O advogado e militante Renato Almeida Freitas encerrou o debate focando na questão da segurança pública. Ele fez uma avaliação da eleição do presidente Jair Bolsonaro (PSL), eleito com uma pauta que debatia predominantemente essa questão. Para Freitas, a “esquerda tradicional” e os partidos políticos esqueceram a parcela marginalizada da população e não deram a devida atenção ao tema, o que possibilitou a eleição de um candidato com o discurso fascista de que “bandido bom é bandido morto”.

“Essa pauta da segurança pública foi esquecida pelos movimentos da esquerda tradicional, pois essa esquerda não estava lá pisando no barraco, não estava dentro nas comunidades. Ela não tem que conviver com a polícia batendo todo dia na porta do barraco, dando tapa na cara da sua mãe ou sendo presa por 30 gramas de maconha no seu guarda roupa. Essa foi uma pauta esquecida”, criticou.

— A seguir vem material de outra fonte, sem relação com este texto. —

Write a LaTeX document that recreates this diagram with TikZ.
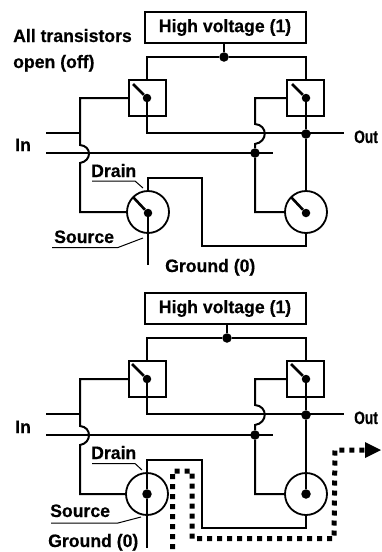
\documentclass[tikz,border=0pt]{standalone}
\usepackage{fontspec}
\setmainfont{Liberation Sans}[BoldFont={Liberation Sans Bold},BoldFeatures={FakeStretch=0.98,FakeBold=0.4}]
\usetikzlibrary{calc}
\tikzset{
 wire/.style={line width=2pt,line join=miter},
 lab/.style={inner sep=0pt,font=\fontsize{18}{18}\selectfont\bfseries,anchor=base west},
 lead/.style={line width=1pt},
 hvbox/.style={draw,line width=2pt,minimum width=161pt,minimum height=31pt,inner sep=0pt,font=\fontsize{18}{18}\selectfont\bfseries},
 sq/.style={draw,line width=2pt,minimum width=37pt,minimum height=36pt,inner sep=0pt},
 circ/.style={draw,circle,line width=1.8pt,minimum size=42pt,inner sep=0pt},
 dot/.style={fill,circle,minimum size=9.5pt,inner sep=0pt},
 lever/.style={line width=2.6pt},
 path5/.style={line width=5pt,dash pattern=on 5pt off 5pt}
}
\begin{document}
\begin{tikzpicture}[x=1pt,y=-1pt]
\useasboundingbox (0,0) rectangle (382,552);
\fill[white] (0,0) rectangle (382,552);
% ---------- top circuit
\node[hvbox] (hv1) at (225,27.5) {High voltage (1)};
\node[dot] (j1) at (224,57) {};
\node[sq] (sl1) at (147.5,98) {};
\node[sq] (sr1) at (305.5,98) {};
\node[circ] (cl1) at (148,212) {};
\node[circ] (cr1) at (306,212) {};
\node[dot,minimum size=8.5pt] (pl1) at (147,98) {};
\node[dot,minimum size=8.5pt] (pr1) at (306,98) {};
\node[dot,minimum size=8.5pt] (pcl1) at (148,213) {};
\node[dot,minimum size=8.5pt] (pcr1) at (306,213) {};
\node[dot] (jo1) at (306,134) {};
\node[dot] (ji1) at (255,153) {};
\draw[wire] (hv1.south -| j1) -- (j1);
\draw[wire] (sl1.north -| pl1) |- (j1) -| (sr1.north -| pr1);
\draw[lever] (pl1) -- ++(-14,-14);
\draw[lever] (pr1) -- ++(-14,-14);
\draw[lever] (pcl1) -- ++(-15,-16);
\draw[lever] (pcr1) -- ++(-15,-16);
\coordinate (outa1) at (344,133);
\coordinate (ina1) at (46,133);
\coordinate (inb1) at (46,153);
\coordinate (inc1) at (273,153);
\draw[wire] (pl1) |- (outa1);
\draw[wire] (pr1) -- (jo1) -- (cr1.north);
\draw[wire] (ina1) -- (80,133);
\draw[wire] (inb1) -- (inc1);
\draw[wire] (sl1.west) -- (80,98) -- (80,145) .. controls (92,146) and (92,161) .. (80,163) -- (80,212) -- (cl1.west);
\draw[wire] (sr1.west) -- (255,98) -- (255,124) .. controls (268,125) and (268,142) .. (255,144) -- (ji1) -- (255,212) -- (cr1.west);
\draw[wire] (cl1.north) -- (148,178) -- (202,178) -- (202,246) -- (306,246) -- (cr1.south);
\coordinate (gnd1) at (148,265);
\draw[wire] (pcl1) -- (gnd1);
\draw[lead] (92,181) -- (135,181) -- (143,188);
\draw[lead] (52,247.5) -- (118,247.5) -- (143,238);
\node[lab] (t1a) at (13,42) {All transistors};
\node[lab] (t1b) at (13,68) {open (off)};
\node[lab] (t1c) at (15,151) {In};
\node[lab] (t1d) at (354,143) {\scalebox{0.78}[1]{Out}};
\node[lab] (t1e) at (91,177) {Drain};
\node[lab] (t1f) at (54,243) {Source};
\node[lab] (t1g) at (165,272) {Ground (0)};
% ---------- bottom circuit
\node[hvbox] (hv2) at (225,308.5) {High voltage (1)};
\node[dot] (j2) at (227,338) {};
\node[sq] (sl2) at (147.5,379) {};
\node[sq] (sr2) at (305.5,379) {};
\node[circ] (cl2) at (147,494) {};
\node[circ] (cr2) at (306,494) {};
\node[dot,minimum size=8.5pt] (pl2) at (147,379) {};
\node[dot,minimum size=8.5pt] (pr2) at (306,379) {};
\node[dot,minimum size=9.5pt] (pcl2) at (147,494) {};
\node[dot,minimum size=9.5pt] (pcr2) at (306,494) {};
\node[dot] (jo2) at (306,415) {};
\node[dot] (ji2) at (255,435) {};
\draw[wire] (hv2.south -| j2) -- (j2);
\draw[wire] (sl2.north -| pl2) |- (j2) -| (sr2.north -| pr2);
\draw[lever] (pl2) -- ++(-15,-15);
\draw[lever] (pr2) -- ++(-15,-15);
\draw[lever] (pcl2) -- (cl2.north);
\draw[lever] (pcr2) -- (cr2.north);
\coordinate (outa2) at (344,414);
\coordinate (ina2) at (46,414);
\coordinate (inb2) at (46,435);
\coordinate (inc2) at (273,435);
\draw[wire] (pl2) |- (outa2);
\draw[wire] (pr2) -- (jo2) -- (cr2.north);
\draw[wire] (ina2) -- (80,414);
\draw[wire] (inb2) -- (inc2);
\draw[wire] (sl2.west) -- (80,379) -- (80,426) .. controls (92,427) and (92,443) .. (80,445) -- (80,494) -- (cl2.west);
\draw[wire] (sr2.west) -- (255,379) -- (255,405) .. controls (268,406) and (268,423) .. (255,425) -- (ji2) -- (255,494) -- (cr2.west);
\draw[wire] (cl2.north) -- (147,460) -- (202,460) -- (202,528) -- (306,528) -- (cr2.south);
\coordinate (gnd2) at (147,548);
\draw[wire] (pcl2) -- (gnd2);
\draw[lead] (92,463.5) -- (135,463.5) -- (142,470);
\draw[lead] (51,523) -- (118,523) -- (141,517);
\coordinate (d0) at (172.5,549);
\coordinate (d1) at (172.5,471);
\coordinate (d2) at (192,471);
\coordinate (d3) at (192,538.5);
\coordinate (d4) at (334,538.5);
\coordinate (d5) at (335,450);
\coordinate (d6) at (367,450);
\draw[path5] (d0) -- (d1) -- (d2) -- (d3) -- (d4) -- (d5) -- (d6);
\fill (d6) ++(-2,-8) -- (381,450) -- (365,458) -- cycle;
\node[lab] (t2a) at (15,433) {In};
\node[lab] (t2b) at (354,424) {\scalebox{0.78}[1]{Out}};
\node[lab] (t2c) at (91,459) {Drain};
\node[lab] (t2d) at (50,517) {Source};
\node[lab] (t2e) at (48,547) {Ground (0)};
\end{tikzpicture}
\end{document}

Para Renato Freitas, a democracia ideal deve incluir essa camada da população. “Como discutir democracia se hoje somos um dos países mais violentos do mundo, que mais encarcera a população, que mais mata jovens da periferia?”, questionou. “O processo democrático que eu sonho é que olhe para quem morre e para quem não está inserido no estado democrático de direito”, concluiu o advogado.

III Semana Edésio Passos

A III Semana Edésio Passos, que debate temas relacionados à democracia, encerrou nesta sexta-feira (5) com um debate sobre a Organização Internacional do Trabalho (OIT), criada em 1919, após a Primeira Guerra Mundial, com a missão de promover oportunidades para que homens e mulheres possam ter acesso a um trabalho decente e produtivo, em condições de liberdade, equidade, segurança e dignidade. O debate sobre o centenário da OIT contou com as participações do desembargador do Tribunal Regional do Trabalho (TRT-PR), Luiz Eduardo Gunther e dos professores da UFPR Tatyana Friedrich e Sandro Lunard.